Because the tax liability is tied to specific distribution events — not to annual profit — accurate, real-time bookkeeping is essential. You need to know exactly how much distributable profit your company has, which expenses are classified as business-related, and whether any transactions could be treated as deemed distributions by the EMTA. This is precisely the kind of ongoing accounting support that Company for Business provides.
Common Misconceptions About the 0% Rate
“Estonia is a tax haven”
Estonia is not a tax haven. It is an EU member state with a fully transparent, OECD-compliant tax system. The 0% rate on retained earnings is the normal operation of a legitimate tax code — not a special regime, exemption, or preferential rate. All distributions are taxed at 20%, and Estonia has signed over 60 double tax treaties. The EMTA is an active and sophisticated tax authority.
“I never have to pay tax on my Estonian company profits”
Incorrect. Tax is deferred — not eliminated. Every euro retained in the company carries a future tax liability when distributed. The effective rate on distributions is 25% of the net amount paid out. Owners who plan to extract all profits eventually will pay tax — they simply have timing flexibility over when.
“All expenses are deductible before the 0% applies”
Only genuine business expenses are deductible. Expenses that the EMTA classifies as non-business-related — personal costs, gifts to non-qualifying parties, or transactions without proper documentation — are treated as taxable distributions, triggering immediate CIT and potentially social tax. Robust bookkeeping and proper source documentation are essential to avoid unintended tax charges.
“As an e-resident, I pay no tax anywhere”
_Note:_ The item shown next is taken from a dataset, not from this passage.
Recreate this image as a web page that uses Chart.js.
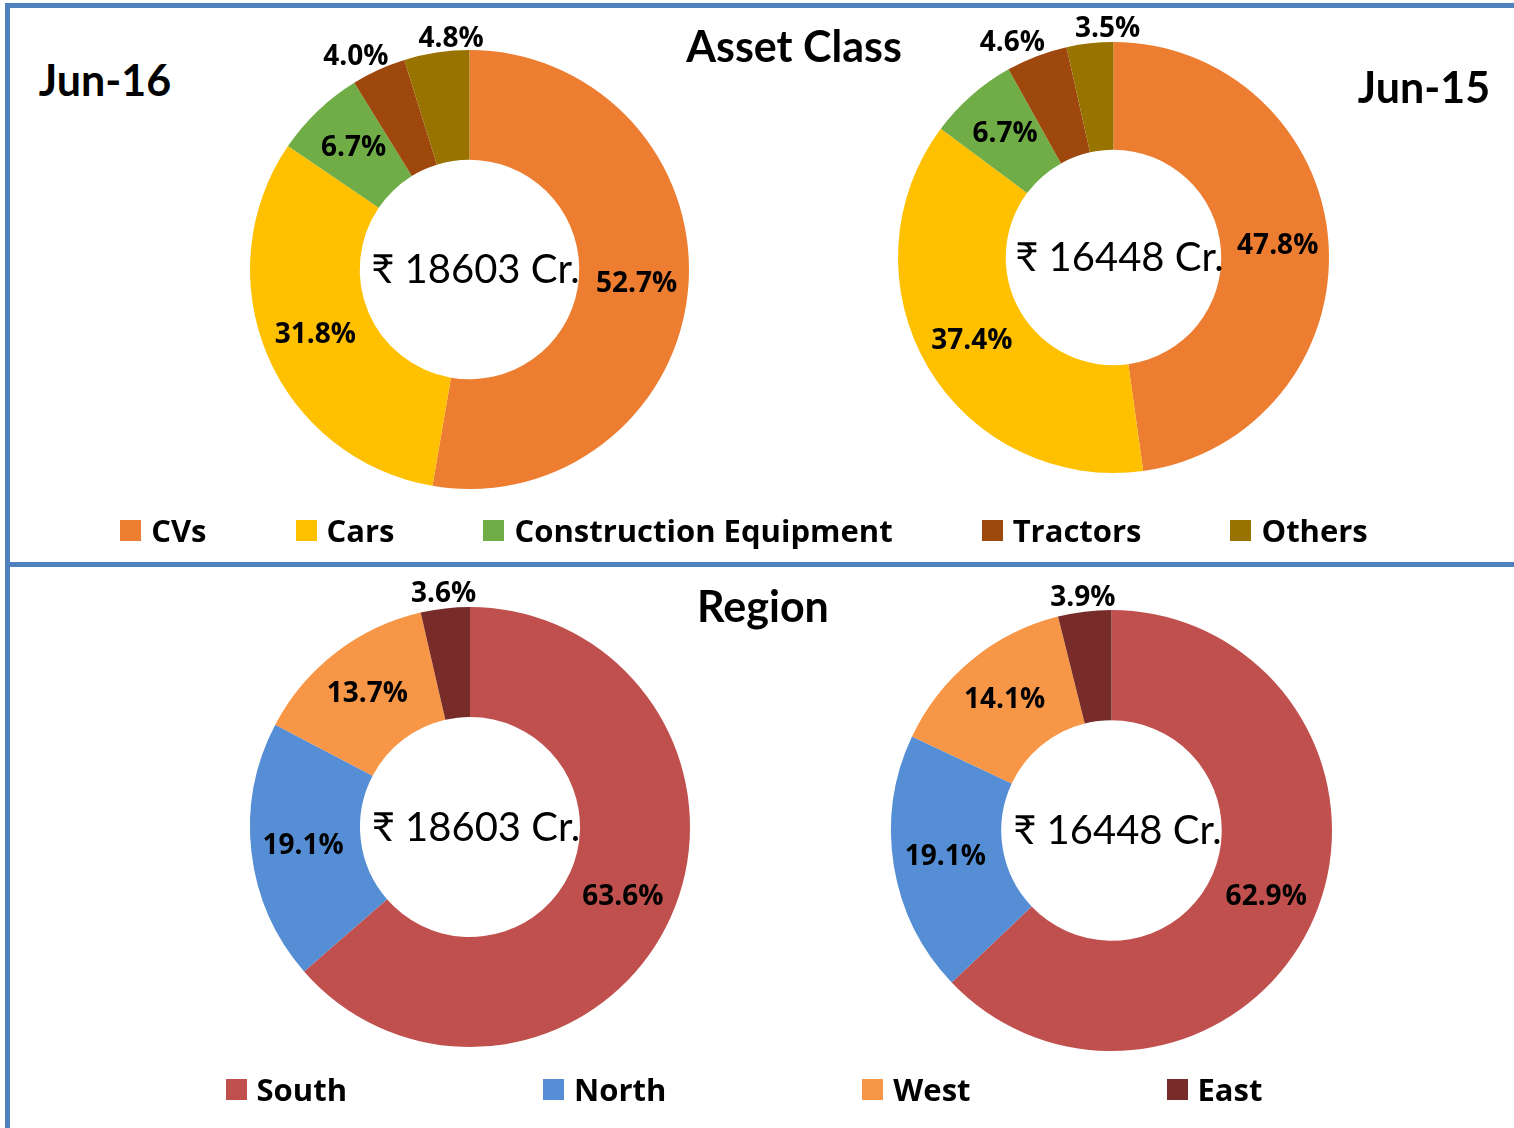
<!DOCTYPE html>
<html>
<head>
<meta charset="utf-8">
<script src="https://cdn.jsdelivr.net/npm/chart.js@4/dist/chart.umd.min.js"></script>
<style>
  body { margin: 0; background: #fff; width: 1514px; height: 1128px; position: relative; overflow: hidden;
         font-family: Lato, "Noto Sans", sans-serif; color: #000; }
  .line { position: absolute; background: #4F81BD; }
  .donut { position: absolute; }
  .title { position: absolute; font-weight: bold; line-height: 1; white-space: nowrap; transform: translate(-50%, -50%); }
  .legend { position: absolute; left: 0; width: 1488px; display: flex; justify-content: center;
            font-family: "Open Sans", sans-serif; font-weight: bold; font-size: 31px; line-height: 1; }
  .legend span.item { display: flex; align-items: center; white-space: nowrap; }
  .legend span.box { display: inline-block; width: 21px; height: 21px; margin-right: 10px; }
</style>
</head>
<body>

<!-- cadres -->
<div class="line" style="left:5px;top:3px;width:1509px;height:5px"></div>
<div class="line" style="left:5px;top:3px;width:5px;height:1125px"></div>
<div class="line" style="left:5px;top:562px;width:1509px;height:5px"></div>

<div class="donut" id="wrapAsset16"><canvas id="asset16"></canvas></div>
<div class="donut" id="wrapAsset15"><canvas id="asset15"></canvas></div>
<div class="donut" id="wrapRegion16"><canvas id="region16"></canvas></div>
<div class="donut" id="wrapRegion15"><canvas id="region15"></canvas></div>

<div class="title" style="left:794px;top:45px;font-size:43px">Asset Class</div>
<div class="title" style="left:105px;top:79px;font-size:43px">Jun-16</div>
<div class="title" style="left:1424px;top:86px;font-size:43px">Jun-15</div>
<div class="title" style="left:763px;top:605px;font-size:43px">Region</div>

<div class="legend" id="legendAsset" style="top:515px;gap:89px"></div>
<div class="legend" id="legendRegion" style="top:1074px;gap:196px"></div>

<script>
// ===== DONNÉES =====
var assetCategories = ['CVs', 'Cars', 'Construction Equipment', 'Tractors', 'Others'];
var assetJun16 = [52.7, 31.8, 6.7, 4.0, 4.8];
var assetJun15 = [47.8, 37.4, 6.7, 4.6, 3.5];
var assetColors = ['#ED7D31', '#FFC000', '#70AD47', '#9E480E', '#997300'];

var regionCategories = ['South', 'North', 'West', 'East'];
var regionJun16 = [63.6, 19.1, 13.7, 3.6];
var regionJun15 = [62.9, 19.1, 14.1, 3.9];
var regionColors = ['#C0504D', '#558ED5', '#F79646', '#772C2A'];

var totalJun16 = '₹ 18603 Cr.';
var totalJun15 = '₹ 16448 Cr.';

// ===== PLUGIN : étiquettes des parts + total au centre =====
var sliceLabels = {
    id: 'sliceLabels',
    afterDatasetsDraw: function (chart) {
        var ctx = chart.ctx;
        var meta = chart.getDatasetMeta(0);
        var values = chart.data.datasets[0].data;
        ctx.save();
        ctx.fillStyle = '#000';
        ctx.textAlign = 'center';
        ctx.textBaseline = 'middle';
        ctx.font = 'bold 28px "Open Sans"';

        var outside = [];
        meta.data.forEach(function (arc, i) {
            var p = arc.getProps(['x', 'y', 'startAngle', 'endAngle', 'innerRadius', 'outerRadius'], true);
            var mid = (p.startAngle + p.endAngle) / 2;
            var txt = values[i].toFixed(1) + '%';
            if (values[i] > 5) {
                // dans l'anneau
                var r = (p.innerRadius + p.outerRadius) / 2 + 3;
                ctx.fillText(txt, p.x + r * Math.cos(mid), p.y + r * Math.sin(mid));
            } else {
                // petite part : étiquette à l'extérieur
                var ro = p.outerRadius + 14;
                outside.push({ txt: txt, x: p.x + ro * Math.cos(mid), y: p.y + ro * Math.sin(mid),
                               w: ctx.measureText(txt).width });
            }
        });

        // on écarte les étiquettes extérieures qui se chevauchent
        outside.sort(function (a, b) { return a.x - b.x; });
        for (var k = 0; k < outside.length - 1; k++) {
            var a = outside[k], b = outside[k + 1];
            var need = (a.w + b.w) / 2 + 30;
            if (b.x - a.x < need && Math.abs(b.y - a.y) < 30) {
                var shift = (need - (b.x - a.x)) / 2;
                a.x -= shift;
                b.x += shift;
            }
        }
        outside.forEach(function (o) { ctx.fillText(o.txt, o.x, o.y); });

        // total au centre
        var c = meta.data[0];
        ctx.font = '40px Lato, "Noto Sans"';
        ctx.fillText(chart.options.plugins.sliceLabels.centre, c.x + 6, c.y + 1);
        ctx.restore();
    }
};

// ===== CRÉATION D'UN ANNEAU =====
function makeDonut(id, cx, cy, radius, values, labels, colors, centre) {
    var pad = 50;
    var size = 2 * (radius + pad);
    var wrap = document.getElementById('wrap' + id.charAt(0).toUpperCase() + id.slice(1));
    wrap.style.left = (cx - radius - pad) + 'px';
    wrap.style.top = (cy - radius - pad) + 'px';
    wrap.style.width = size + 'px';
    wrap.style.height = size + 'px';

    new Chart(document.getElementById(id), {
        type: 'doughnut',
        data: {
            labels: labels,
            datasets: [{
                data: values,
                backgroundColor: colors,
                borderWidth: 0
            }]
        },
        options: {
            responsive: true,
            maintainAspectRatio: false,
            animation: false,
            cutout: '50%',
            layout: { padding: pad },
            plugins: {
                legend: { display: false },
                tooltip: { enabled: false },
                sliceLabels: { centre: centre }
            }
        },
        plugins: [sliceLabels]
    });
}

// ===== LÉGENDES HTML =====
function makeLegend(id, labels, colors) {
    var el = document.getElementById(id);
    labels.forEach(function (lab, i) {
        var item = document.createElement('span');
        item.className = 'item';
        var box = document.createElement('span');
        box.className = 'box';
        box.style.background = colors[i];
        item.appendChild(box);
        item.appendChild(document.createTextNode(lab));
        el.appendChild(item);
    });
}

makeDonut('asset16', 469, 269.5, 219.5, assetJun16, assetCategories, assetColors, totalJun16);
makeDonut('asset15', 1113, 257.5, 215.5, assetJun15, assetCategories, assetColors, totalJun15);
makeDonut('region16', 470, 827, 220, regionJun16, regionCategories, regionColors, totalJun16);
makeDonut('region15', 1111, 830.5, 220.5, regionJun15, regionCategories, regionColors, totalJun15);

makeLegend('legendAsset', assetCategories, assetColors);
makeLegend('legendRegion', regionCategories, regionColors);
</script>
</body>
</html>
Estonia’s 0% retained earnings rate only applies to profits within the Estonian company. Once you extract money — as salary, dividends, or otherwise — personal tax obligations arise both in Estonia (for certain payments) and in your country of tax residency. E-Residency does not create a tax-free personal income situation. Always seek local tax advice in your country of residence.